Herring W, Mladsi DM. External validation of health economic models for complex chronic diseases: lessons from a population model for diabetic retinopathy. Poster presented at the 2016 ISPOR 21st Annual International Meeting; May 23, 2016. Washington, DC. [abstract] Value Health. 2016 May; 19(3):A88.


OBJECTIVES: External validation of health economic models involves comparing various outcomes across multiple sources while accounting for differences in populations and standards of care across study settings. These inherent challenges are exacerbated for models in complex chronic diseases, especially when data used to populate the model span a period with significant advances in care. This research describes the methods used and lessons learned during validation of a model developed to conduct population-level analyses for diabetic retinopathy (DR) screening.

METHODS: The external validation process consisted of four steps. First, in anticipation of validation scenarios, relationships between key patient characteristics (e.g., glycemic control, blood pressure) and DR progression were identified and included in model programming. Second, targeted cohort-level outcomes (e.g., incidence of DR, progression to blindness) were compared using model cohorts matched to cohorts described in published studies. Third, stability in population-level outcomes (e.g., population health state distribution) was assessed accounting for current population characteristics and the current standard of care. Fourth, informed by the results of this population-level comparison, selected parameters and assumptions were revisited prior to model finalization.

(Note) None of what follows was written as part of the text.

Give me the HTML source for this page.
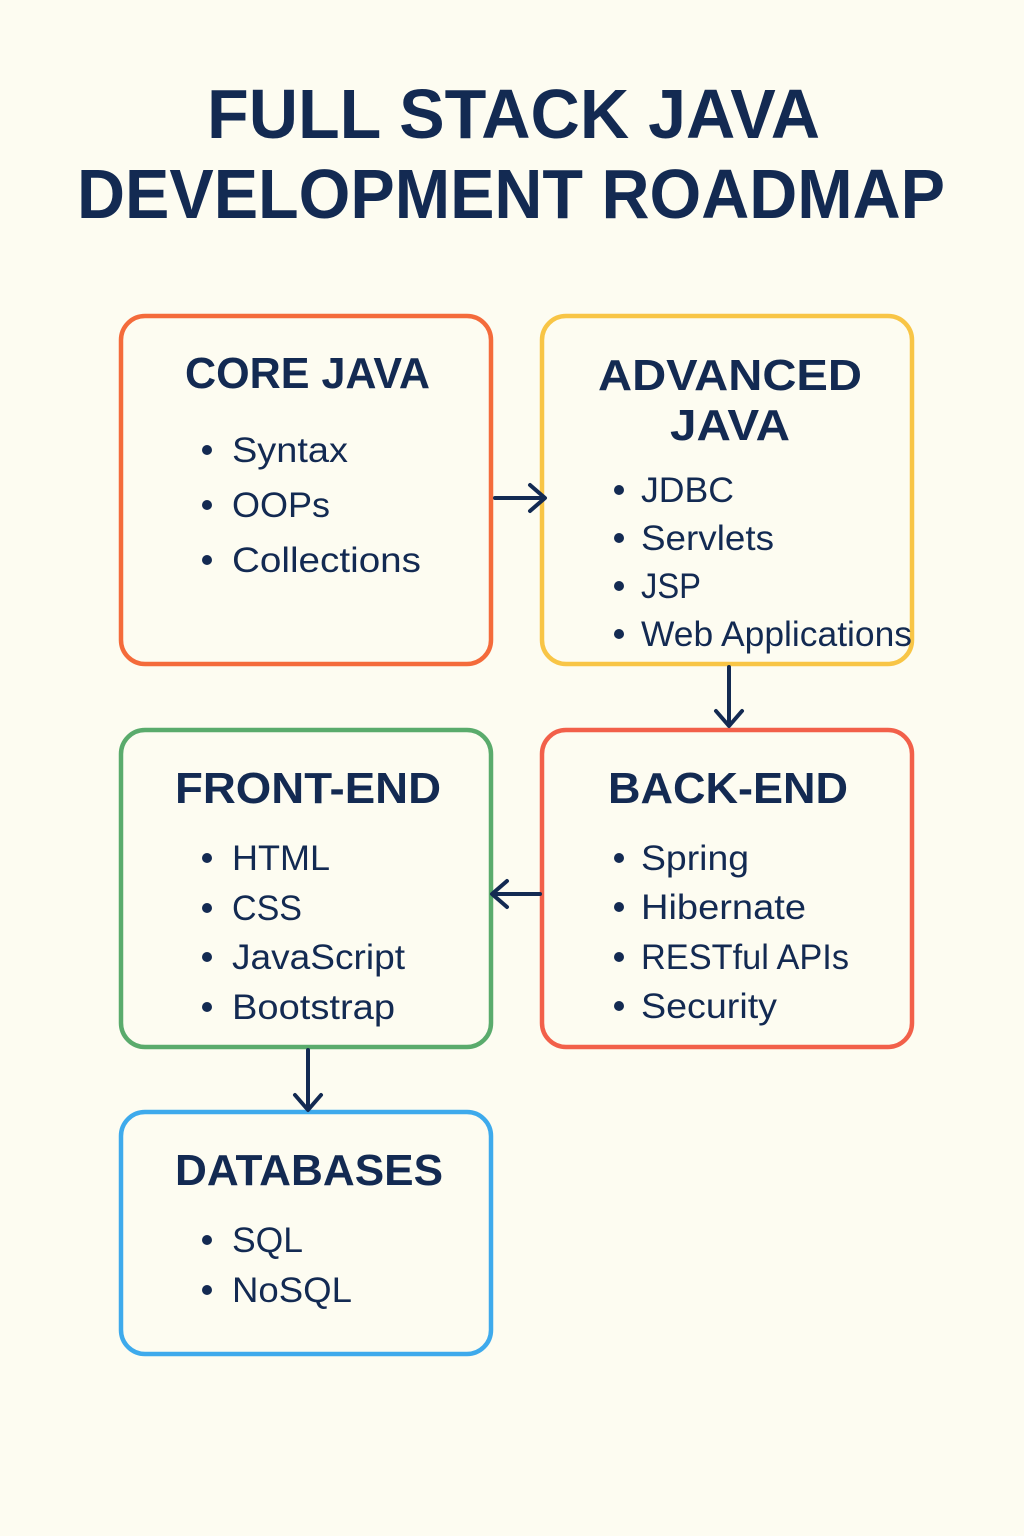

RESULTS: After adjusting for baseline characteristics, cohort-level model outcomes for DR incidence and progression over 4- and 10-year horizons were well-aligned with published outcomes. Initial population-level outcomes revealed an unexpected shift in the health state distribution over time which was traced to an imbalance in the baseline data for the health state distribution and DR progression rates. Ultimately, baseline patient characteristics were updated with data for a contemporary cohort, baseline progression rates were adjusted accordingly, and the baseline health state distribution was calibrated to generate the expected stability in population-level trends.

CONCLUSIONS: External validation of models for complex chronic diseases requires a systematic approach that integrates validation planning with model development and first targets narrow well-defined outcomes before considering broad interconnected outcomes.